日本は少子高齢化などを理由に、国内の食品市場規模は縮小していく見込みがあることから、農林水産省は農林水産物・食品の輸出額について、2030年までに5兆円とする目標を設定し、「農林水産物・食品の輸出拡大実行戦略」を掲げています。
「食品業界で海外輸出はマスト案件なんです」
武部さんは前職でアメリカ視察をしていたことがありました。
「アメリカで日本食が売れていくのを見て、実家に戻ってきた時に、海外で勝負してみたいという思いが強かったんです」
キッコーマンが開拓したことで、海外で醤油の裾野はすでに広がっていますが、低価格帯の醤油が多いので、付加価値があれば進出できる余地があります。特にアメリカではグルテンフリーの商品がスーパーマーケットにたくさん並んでいます。そこに目をつけました。
現在、アメリカやヨーロッパ主要国では、グルテンフリー・ダイエットを実践する人が増加しています。市場調査会社リサーチ・アンド・マーケットによると、グルテンフリー市場は年平均成長率(CAGR)は11.3%に上り、今後数年も力強い成長が見込まれると予測しています。

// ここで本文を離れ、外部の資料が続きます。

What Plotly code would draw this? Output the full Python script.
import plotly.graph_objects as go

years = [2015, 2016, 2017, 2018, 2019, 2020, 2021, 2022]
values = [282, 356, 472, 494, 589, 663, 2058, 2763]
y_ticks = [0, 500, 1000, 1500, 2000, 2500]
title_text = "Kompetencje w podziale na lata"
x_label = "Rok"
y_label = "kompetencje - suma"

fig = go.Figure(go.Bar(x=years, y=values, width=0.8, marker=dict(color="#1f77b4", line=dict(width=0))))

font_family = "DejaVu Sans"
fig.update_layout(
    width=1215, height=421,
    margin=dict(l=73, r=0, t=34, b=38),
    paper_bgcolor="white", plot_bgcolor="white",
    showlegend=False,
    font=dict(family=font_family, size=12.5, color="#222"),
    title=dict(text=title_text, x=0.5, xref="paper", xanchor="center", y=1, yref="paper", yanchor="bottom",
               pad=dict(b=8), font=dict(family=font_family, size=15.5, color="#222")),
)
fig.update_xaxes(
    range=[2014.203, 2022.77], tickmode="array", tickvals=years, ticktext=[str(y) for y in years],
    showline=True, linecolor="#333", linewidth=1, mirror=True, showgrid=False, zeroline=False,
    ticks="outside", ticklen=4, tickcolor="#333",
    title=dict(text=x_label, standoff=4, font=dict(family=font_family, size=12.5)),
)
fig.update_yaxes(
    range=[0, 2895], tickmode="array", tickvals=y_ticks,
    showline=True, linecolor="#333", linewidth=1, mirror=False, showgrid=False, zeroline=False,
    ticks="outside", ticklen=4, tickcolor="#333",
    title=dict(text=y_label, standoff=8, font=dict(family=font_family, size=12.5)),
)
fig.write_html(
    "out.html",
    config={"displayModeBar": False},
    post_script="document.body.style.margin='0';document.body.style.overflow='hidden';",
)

「醤油って発酵するのに時間がかかるから、商品開発がすぐできないんですよね」
開発に3年かかり、いよいよ本格的に製造していくという段階で、今まで使っていた木桶がグルテンが浸透してしまっていることに気づきました。そこで、武部さんはヤマロク醤油に新桶を依頼しました。
タケサンが海外輸出に力を入れ出したのは2019年ごろ。売れ行きが伸びてきたのはコロナ禍からと言います。タケサンでは醤油はタンクと木桶で仕込み、その割合は8:2です。輸出用は木桶で仕込んできました。

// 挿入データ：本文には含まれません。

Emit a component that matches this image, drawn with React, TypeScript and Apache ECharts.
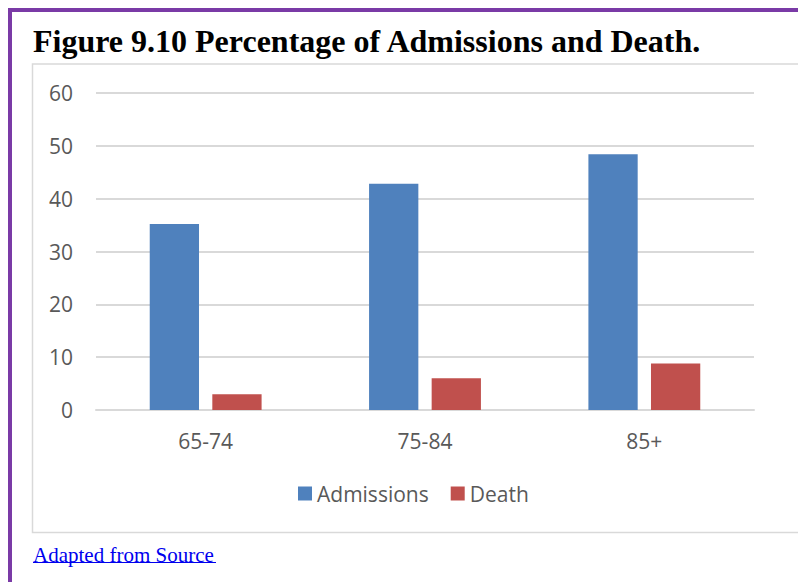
import React, { useEffect, useRef } from "react";
import * as echarts from "echarts";

const categories = ["65-74", "75-84", "85+"];
const admissions = [35.2, 42.8, 48.4];
const death = [3.0, 6.0, 8.8];
const seriesNames = ["Admissions", "Death"];
const titleText = "Figure 9.10 Percentage of Admissions and Death.";
const sourceText = "Adapted from Source";

export default function App() {
  const ref = useRef<HTMLDivElement>(null);
  useEffect(() => {
    const chart = echarts.init(ref.current!, null, { renderer: "svg" });
    const font = "'Open Sans', sans-serif";
    const serif = "'Liberation Serif', 'Times New Roman', serif";
    chart.setOption({
      animation: false,
      backgroundColor: "#ffffff",
      title: {
        text: titleText,
        left: 28,
        top: 20,
        textStyle: {
          fontFamily: serif,
          fontWeight: "bold",
          fontSize: 32,
          color: "#000000",
        },
      },
      grid: { left: 96, right: 44, top: 93, bottom: 172, containLabel: false },
      legend: {
        data: seriesNames,
        left: 293,
        top: 478,
        itemWidth: 14,
        itemHeight: 14,
        itemGap: 22,
        icon: "rect",
        textStyle: { fontFamily: font, fontSize: 21, color: "#595959" },
      },
      xAxis: {
        type: "category",
        data: categories,
        axisLine: { show: true, lineStyle: { color: "#d9d9d9", width: 2 } },
        axisTick: { show: false },
        axisLabel: { fontFamily: font, fontSize: 21, color: "#595959", margin: 20 },
      },
      yAxis: {
        type: "value",
        min: 0,
        max: 60,
        interval: 10,
        axisLine: { show: false },
        axisTick: { show: false },
        axisLabel: { fontFamily: font, fontSize: 21, color: "#595959", margin: 23 },
        splitLine: { lineStyle: { color: "#d9d9d9", width: 2 } },
      },
      series: [
        {
          name: seriesNames[0],
          type: "bar",
          data: admissions,
          barGap: "27%",
          barCategoryGap: "49%",
          itemStyle: { color: "#4f81bd" },
        },
        {
          name: seriesNames[1],
          type: "bar",
          data: death,
          itemStyle: { color: "#c0504d" },
        },
      ],
      graphic: [
        { type: "rect", shape: { x: 8, y: 8, width: 800, height: 4 }, style: { fill: "#7a3aa6" }, z: 10 },
        { type: "rect", shape: { x: 8, y: 8, width: 4, height: 590 }, style: { fill: "#7a3aa6" }, z: 10 },
        {
          type: "rect",
          shape: { x: 32.5, y: 64, width: 800, height: 468.5 },
          style: { fill: "none", stroke: "#d9d9d9", lineWidth: 1.5 },
          z: 0,
        },
        {
          type: "text",
          x: 33,
          y: 544,
          style: {
            text: sourceText,
            fontFamily: serif,
            fontSize: 21,
            fill: "#0000ee",
          },
        },
        {
          type: "line",
          shape: { x1: 33, y1: 562.5, x2: 216, y2: 562.5 },
          style: { stroke: "#0000ee", lineWidth: 1 },
        },
      ],
    });
    return () => chart.dispose();
  }, []);
  return (
    <div
      ref={ref}
      style={{ position: "fixed", left: 0, top: 0, width: 798, height: 582, background: "#fff" }}
    />
  );
}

タンクで仕込んだ醤油も輸出していましたが、木桶で仕込んだ醤油の方が人気でした。「たまたま、好まれた商品が木桶仕込み醤油だったということかもしれませんが、商品ラベルに日本らしい紙巻きのデザインを採用したことは良かったのかもしれません」と武部さんは言います。
醤油を仕込んでみると、新しい木桶で一から醤油を作ることの難しさを感じました。オリが多く、取れ高の歩留まりが悪かったものの、さまざまな改良を加え2023年10月から販売を開始しました。
毎月どこかしらから木桶醤油を販売したいと連絡が来ると言います。今まで海外は10社ほどと取り引きしていましたが、メインを数社に絞りました。その分取引先と関係を深め、しっかり販売してもらいたいという思いからです。
「一部の方だけに手に取ってもらうのでなく、幅広く手に取っていただきたいという思いがあり、ハイエンドな売り場だけでなく、じっくりと売ってくれる量販店のような売り場を持つ企業と取り引きしたいと考えています」
2021年には、Amazonでのインターネット販売にも力を入れ始めました。ページ内に木桶や、商品ボトルに和紙のラベルを手で巻いているところ、島の風景などの写真を入れ、商品の世界観を伝える工夫をしました。
今ではAmazon内のランキングで安定的に上位にランクインしているといいます。商品の魅力を伝える工夫をしたことで、現在の海外輸出の売上は2019年と比較して約2倍になりました。
ヤマロク醤油の山本さんの呼びかけで始まった「木桶職人復活プロジェクト」により絶滅を取り止めた木桶の技術。山本さんたちが作った木桶を使って、武部さんは海外の市場へのチャレンジをさらに進めようとしています。